• WHAT IS BEING ASKED: Exactly the lines from the first line of the records to the line holding "plt.rcParams['mathtext.it'] = 'Liberation" should be duplicated, and nothing more; pictures stay out.

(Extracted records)
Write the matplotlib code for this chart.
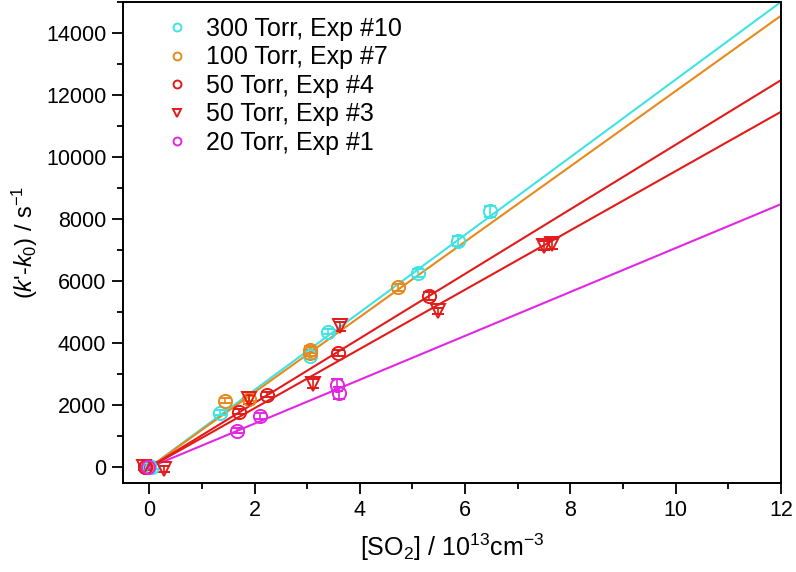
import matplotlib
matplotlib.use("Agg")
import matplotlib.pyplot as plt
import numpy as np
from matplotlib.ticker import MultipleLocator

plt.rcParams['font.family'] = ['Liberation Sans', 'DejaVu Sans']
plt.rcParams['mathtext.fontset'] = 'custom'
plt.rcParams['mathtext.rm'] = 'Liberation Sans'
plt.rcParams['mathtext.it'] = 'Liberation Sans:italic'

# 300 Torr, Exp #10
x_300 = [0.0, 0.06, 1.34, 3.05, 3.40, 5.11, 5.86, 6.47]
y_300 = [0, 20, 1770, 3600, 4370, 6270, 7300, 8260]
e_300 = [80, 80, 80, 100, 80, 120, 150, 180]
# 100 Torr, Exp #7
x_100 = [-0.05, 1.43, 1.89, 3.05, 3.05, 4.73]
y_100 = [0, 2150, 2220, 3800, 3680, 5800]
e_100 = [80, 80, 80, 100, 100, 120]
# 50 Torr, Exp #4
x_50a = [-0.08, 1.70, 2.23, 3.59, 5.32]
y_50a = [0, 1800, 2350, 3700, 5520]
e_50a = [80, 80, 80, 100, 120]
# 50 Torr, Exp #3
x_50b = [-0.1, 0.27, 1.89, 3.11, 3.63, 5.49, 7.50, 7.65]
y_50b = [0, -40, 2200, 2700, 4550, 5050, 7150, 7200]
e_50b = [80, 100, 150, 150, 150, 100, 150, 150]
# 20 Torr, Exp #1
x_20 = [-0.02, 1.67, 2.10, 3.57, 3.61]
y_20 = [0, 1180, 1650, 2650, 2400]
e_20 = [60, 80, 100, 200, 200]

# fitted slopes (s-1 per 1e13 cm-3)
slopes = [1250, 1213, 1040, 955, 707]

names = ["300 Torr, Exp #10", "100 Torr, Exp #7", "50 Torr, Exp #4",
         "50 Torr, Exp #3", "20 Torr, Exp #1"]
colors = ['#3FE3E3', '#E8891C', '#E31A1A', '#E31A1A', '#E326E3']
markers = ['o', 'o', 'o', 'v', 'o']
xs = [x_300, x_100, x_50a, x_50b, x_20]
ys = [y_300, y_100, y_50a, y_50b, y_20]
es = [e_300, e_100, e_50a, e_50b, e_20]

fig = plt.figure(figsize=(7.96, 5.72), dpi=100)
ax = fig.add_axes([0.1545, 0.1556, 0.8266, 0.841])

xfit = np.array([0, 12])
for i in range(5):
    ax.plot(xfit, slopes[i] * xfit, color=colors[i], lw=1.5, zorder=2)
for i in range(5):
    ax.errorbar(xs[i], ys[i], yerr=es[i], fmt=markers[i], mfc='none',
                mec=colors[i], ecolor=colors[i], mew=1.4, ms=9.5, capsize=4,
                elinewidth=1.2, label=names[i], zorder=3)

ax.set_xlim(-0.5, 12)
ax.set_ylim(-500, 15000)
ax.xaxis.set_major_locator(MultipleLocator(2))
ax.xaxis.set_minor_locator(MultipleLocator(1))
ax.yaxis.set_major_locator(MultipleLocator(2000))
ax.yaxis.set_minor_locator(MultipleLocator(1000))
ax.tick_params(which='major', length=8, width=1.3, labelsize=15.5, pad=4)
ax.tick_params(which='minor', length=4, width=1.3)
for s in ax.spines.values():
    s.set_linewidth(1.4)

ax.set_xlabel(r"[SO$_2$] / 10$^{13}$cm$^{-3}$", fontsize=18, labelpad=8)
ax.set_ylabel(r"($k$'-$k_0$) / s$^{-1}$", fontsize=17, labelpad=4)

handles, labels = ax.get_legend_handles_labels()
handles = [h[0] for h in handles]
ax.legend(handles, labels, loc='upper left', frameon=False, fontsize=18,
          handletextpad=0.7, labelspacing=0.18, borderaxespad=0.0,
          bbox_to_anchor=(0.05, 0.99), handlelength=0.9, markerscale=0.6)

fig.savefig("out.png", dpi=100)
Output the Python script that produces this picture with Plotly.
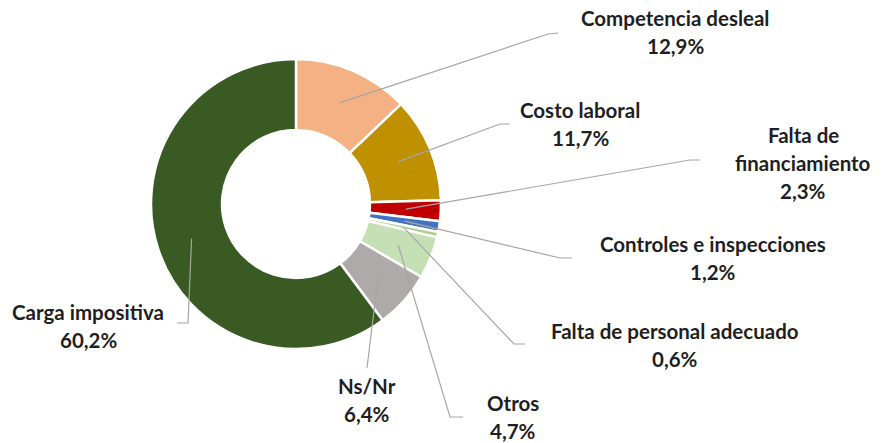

• FULL RESPONSE:
Write the matplotlib code for this chart.
import matplotlib
matplotlib.use("Agg")
import matplotlib.pyplot as plt
import numpy as np
from matplotlib.ticker import MultipleLocator

plt.rcParams['font.family'] = ['Liberation Sans', 'DejaVu Sans']
plt.rcParams['mathtext.fontset'] = 'custom'
plt.rcParams['mathtext.rm'] = 'Liberation Sans'
plt.rcParams['mathtext.it'] = 'Liberation Sans:italic'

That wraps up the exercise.